THE BLOG

Introducing Acupuncture: Acupuncture Awareness Week 3-10 March 2014

21/02/2014 12:09 GMT | Updated 22/04/2014 10:59 BST

Acupuncture is one of the safest and oldest forms of treatment available today; it has an extremely long recorded history of efficacy. Acupuncture has been used in the Far East to restore, promote and maintain good health for over 2,500 years and is rooted in the Daoist philosophy of change, growth, balance and harmony. Today 2.3 million acupuncture treatments are carried out each year by British Acupuncture Council registered acupuncturists and the therapy is widely accepted as an effective solution for a huge array of illnesses and symptoms.

THE PROCESS

For some people who have tried acupuncture treatment it can only be described as life changing; pain suffered for many years gone in an instance, long tolerated menstrual pain and irregularities can improve in a few months and other apparently miraculous stories of spontaneous improvements in conditions. In the first acupuncture treatment a practitioner will take a full medical case history including past health background and details about the current condition. Once the patient is settled on the treatment couch, a practitioner will carry out pulse taking on each wrist and look at a patient's tongue. Tiny needles are inserted into acupuncture points at various sites on the body where they are retained for about 20-30 minutes. The process in not painful although there is often some mild sensation and the patient can feel very relaxed during and after the treatment. The practitioner will make a treatment plan which may include lifestyle and dietary advice as well as a schedule for acupuncture.

It certainly isn't easy to explain how a tiny needle you can hardly feel might have such a dramatic effect. It goes back to the concept of creating balance and harmony in the body for health and wellbeing. Our Qi courses through our bodies continuously, making connections and activating channels of energy. From a western medicine perspective we know that acupuncture releases endorphins which are natures pain relieving messengers. In my 20 years of practice I have witnessed that acupuncture helps return the body to normal function and rather like an engineer makes a car run better, uses acupuncture to 'tune' the body.

PHILOSOPHER'S STONE

For me, studying acupuncture was like going to Hogwarts; it was quite simply like learning to practice magic. Put a needle in there and you will see results somewhere else. Look at the tongue, feel the pulse, study the patient, ask some questions and you will be able to sum up what is going on for the patient - in a way that is so profound sometimes they will think you can see their soul. This still never ceases to amaze me and the more you practice this the better you become at reading the patient and seeing to the heart of the issue, or finding a way to connect to a person's pain and describe it to them in a way that makes sense to them - maybe for the first time. Believe me - if my computer goes wrong I'm all at sea; you just become over developed in one direction.

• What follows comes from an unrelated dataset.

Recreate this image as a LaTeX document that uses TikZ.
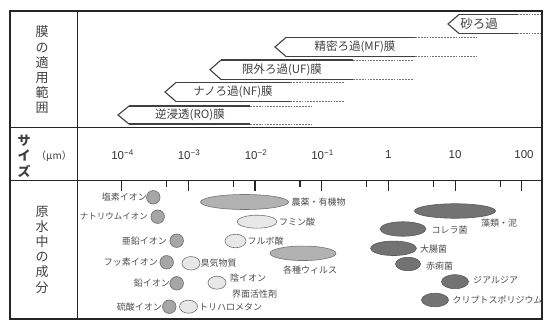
\documentclass[tikz,border=0pt]{standalone}
\usepackage{fontspec}
\setmainfont{Liberation Sans}
\newfontfamily\jp{Noto Sans CJK JP}
\usetikzlibrary{shapes.geometric}
\begin{document}
\begin{tikzpicture}[x=1pt,y=-1pt,
  frame/.style={draw=black!85, line width=1.3pt},
  sepline/.style={draw=black!85, line width=1.6pt},
  bandsolid/.style={draw=black!75, line width=1.1pt, line join=miter},
  banddash/.style={draw=black!55, line width=0.8pt, dash pattern=on 1.8pt off 1.1pt},
  bandlabel/.style={font=\jp\fontsize{11.5}{12}\selectfont, text=black!75, inner sep=0},
  sidelabel/.style={font=\jp\fontsize{13}{15.2}\selectfont, text=black!75, align=center, inner sep=0},
  ticklabel/.style={font=\fontsize{11.5}{12}\selectfont, text=black!80, inner sep=0},
  itemlabel/.style={font=\jp\fontsize{9}{11}\selectfont, text=black!70, inner sep=0},
  ion/.style={circle, draw=black!60, fill=black!35, line width=0.6pt, minimum size=13.5pt, inner sep=0},
  lightov/.style={ellipse, draw=black!55, fill=black!9, line width=0.6pt, inner sep=0},
  midov/.style={ellipse, draw=black!55, fill=black!30, line width=0.6pt, inner sep=0},
  darkov/.style={ellipse, draw=black!65, fill=black!55, line width=0.6pt, inner sep=0},
  tickmark/.style={draw=black!85, line width=1.1pt},
]
\useasboundingbox (0,0) rectangle (545,320);

% frame and grid
\draw[frame] (10,11) rectangle (542,319);
\draw[frame] (77.5,11) -- (77.5,319);
\draw[sepline] (10,127.5) -- (542,127.5);
\draw[sepline] (10,180.5) -- (542,180.5);

% side labels
\node[sidelabel] (lmem) at (42,70) {膜\\の\\適\\用\\範\\囲};
\node[sidelabel, font=\jp\bfseries\fontsize{13}{15.5}\selectfont] (lsize) at (24,156) {サ\\イ\\ズ};
\node[inner sep=0, font=\jp\fontsize{10}{12}\selectfont, text=black!75] (lunit) at (54,156) {（μm）};
\node[sidelabel] (lraw) at (42,249.5) {原\\水\\中\\の\\成\\分};

% membrane bands: tip x, top y, bottom y, solid end, dashed end
\foreach \xt/\yt/\yb/\xs/\xd in {448/14.5/33.5/517/541, 275/37.5/56.5/415/477, 210/60/79.5/353/413, 165/82.5/101.5/290/345, 118/106/124/250/312}{
  \draw[bandsolid] (\xt+11,\yt) -- (\xt,{(\yt+\yb)/2}) -- (\xt+11,\yb);
  \draw[bandsolid] (\xt+11,\yt) -- (\xs,\yt);
  \draw[bandsolid] (\xt+11,\yb) -- (\xs,\yb);
  \draw[banddash] (\xs,\yt) -- (\xd,\yt);
  \draw[banddash] (\xs,\yb) -- (\xd,\yb);
}
\node[bandlabel, font=\jp\fontsize{12.5}{13}\selectfont] (bsand) at (479,24) {砂ろ過};
\node[bandlabel] (bmf) at (355,47) {精密ろ過(MF)膜};
\node[bandlabel] (buf) at (282,70) {限外ろ過(UF)膜};
\node[bandlabel] (bnf) at (233,92) {ナノろ過(NF)膜};
\node[bandlabel] (bro) at (190,115) {逆浸透(RO)膜};

% size axis labels
\node[ticklabel] (s1) at (122.5,155) {10\textsuperscript{−4}};
\node[ticklabel] (s2) at (189,155) {10\textsuperscript{−3}};
\node[ticklabel] (s3) at (256,155) {10\textsuperscript{−2}};
\node[ticklabel] (s4) at (322.5,155) {10\textsuperscript{−1}};
\node[ticklabel] (s5) at (388.3,155) {1};
\node[ticklabel] (s6) at (455,155) {10};
\node[ticklabel] (s7) at (524,155) {100};

% ticks
\foreach \k in {0,...,6}{
  \draw[tickmark] ({121.7+66.67*\k},180.5) -- ({121.7+66.67*\k},191.5);
}
\foreach \k in {0,...,5}{
  \draw[tickmark] ({166.7+66.67*\k},180.5) -- ({166.7+66.67*\k},187);
}

% ions (circles)
\node[ion] (c1) at (153.3,197.3) {};
\node[ion] (c2) at (157.7,216.7) {};
\node[ion] (c3) at (176.7,240.7) {};
\node[ion] (c4) at (166.7,262.3) {};
\node[ion] (c5) at (176.7,283.3) {};
\node[ion] (c6) at (169.3,306.7) {};
\node[itemlabel, anchor=east] (t1) at (147,197.3) {塩素イオン};
\node[itemlabel, anchor=east, font=\jp\fontsize{8.5}{11}\selectfont] (t2) at (148,216.7) {ナトリウムイオン};
\node[itemlabel, anchor=east] (t3) at (167,240.7) {亜鉛イオン};
\node[itemlabel, anchor=east] (t4) at (158,262.3) {フッ素イオン};
\node[itemlabel, anchor=east] (t5) at (170,283.3) {鉛イオン};
\node[itemlabel, anchor=east] (t6) at (162,306.7) {硫酸イオン};

% light ovals
\node[lightov, minimum width=18pt, minimum height=13.5pt] (o1) at (191,263.3) {};
\node[lightov, minimum width=18pt, minimum height=13pt] (o2) at (217,282.7) {};
\node[lightov, minimum width=18pt, minimum height=13pt] (o3) at (188.5,306.7) {};
\node[lightov, minimum width=21pt, minimum height=13.5pt] (o4) at (235.5,241) {};
\node[lightov, minimum width=40pt, minimum height=13pt] (o5) at (257,221.7) {};
\node[itemlabel, anchor=west] (u1) at (200.5,263.3) {臭気物質};
\node[itemlabel, anchor=west] (u2) at (230,278) {陰イオン};
\node[itemlabel, anchor=west] (u2b) at (232,294.5) {界面活性剤};
\node[itemlabel, anchor=west] (u3) at (199,306.7) {トリハロメタン};
\node[itemlabel, anchor=west] (u4) at (247.5,241) {フルボ酸};
\node[itemlabel, anchor=west] (u5) at (279,221.7) {フミン酸};

% medium ovals
\node[midov, minimum width=88pt, minimum height=15pt] (m1) at (244.5,202) {};
\node[midov, minimum width=66pt, minimum height=14.5pt] (m2) at (303,253.3) {};
\node[itemlabel, anchor=west] (v1) at (291.5,202) {農薬・有機物};
\node[itemlabel] (v2) at (310,270.3) {各種ウィルス};

% dark ovals
\node[darkov, minimum width=81pt, minimum height=14.5pt] (d1) at (455,211) {};
\node[darkov, minimum width=46pt, minimum height=14.5pt] (d2) at (403,229) {};
\node[darkov, minimum width=46pt, minimum height=14.5pt] (d3) at (393.5,248.3) {};
\node[darkov, minimum width=25pt, minimum height=13.5pt] (d4) at (408,264) {};
\node[darkov, minimum width=27pt, minimum height=14pt] (d5) at (455,281.7) {};
\node[darkov, minimum width=27pt, minimum height=13.5pt] (d6) at (435,300) {};
\node[itemlabel] (w1) at (499,223.3) {藻類・泥};
\node[itemlabel, anchor=west] (w2) at (431.5,230) {コレラ菌};
\node[itemlabel, anchor=west] (w3) at (420,249.5) {大腸菌};
\node[itemlabel, anchor=west] (w4) at (426,266) {赤痢菌};
\node[itemlabel, anchor=west] (w5) at (473,280.5) {ジアルジア};
\node[itemlabel, anchor=west] (w6) at (452.5,300) {クリプトスポリジウム};
\end{tikzpicture}
\end{document}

Acupuncture has become particularly well known for pain relief and in the field of fertility. There are several studies showing an improvement in the regularity of ovulation in anovulatory women and improvements in IVF outcome in women who use acupuncture to support IVF. It can also be a very helpful adjunct treatment in combination with talking therapies for treating stress and anxiety. Over time I have seen small miracles happen, arthritic men returning to gardening after a few simple sessions of needles in their knees, women crippled with period pain experiencing pain free periods for the first time in years, women falling pregnant after years of trying and when all else has failed, cysts disappear, headaches dissolve, nausea subsides before your eyes.

But of course it isn't magic and it doesn't always work in the way you expect. So I have learnt over the years to keep an open mind. The style of my practice is very much integrated and so I work closely with the medical profession and other practitioners so that we can provide a complete approach to a patient's health and well-being.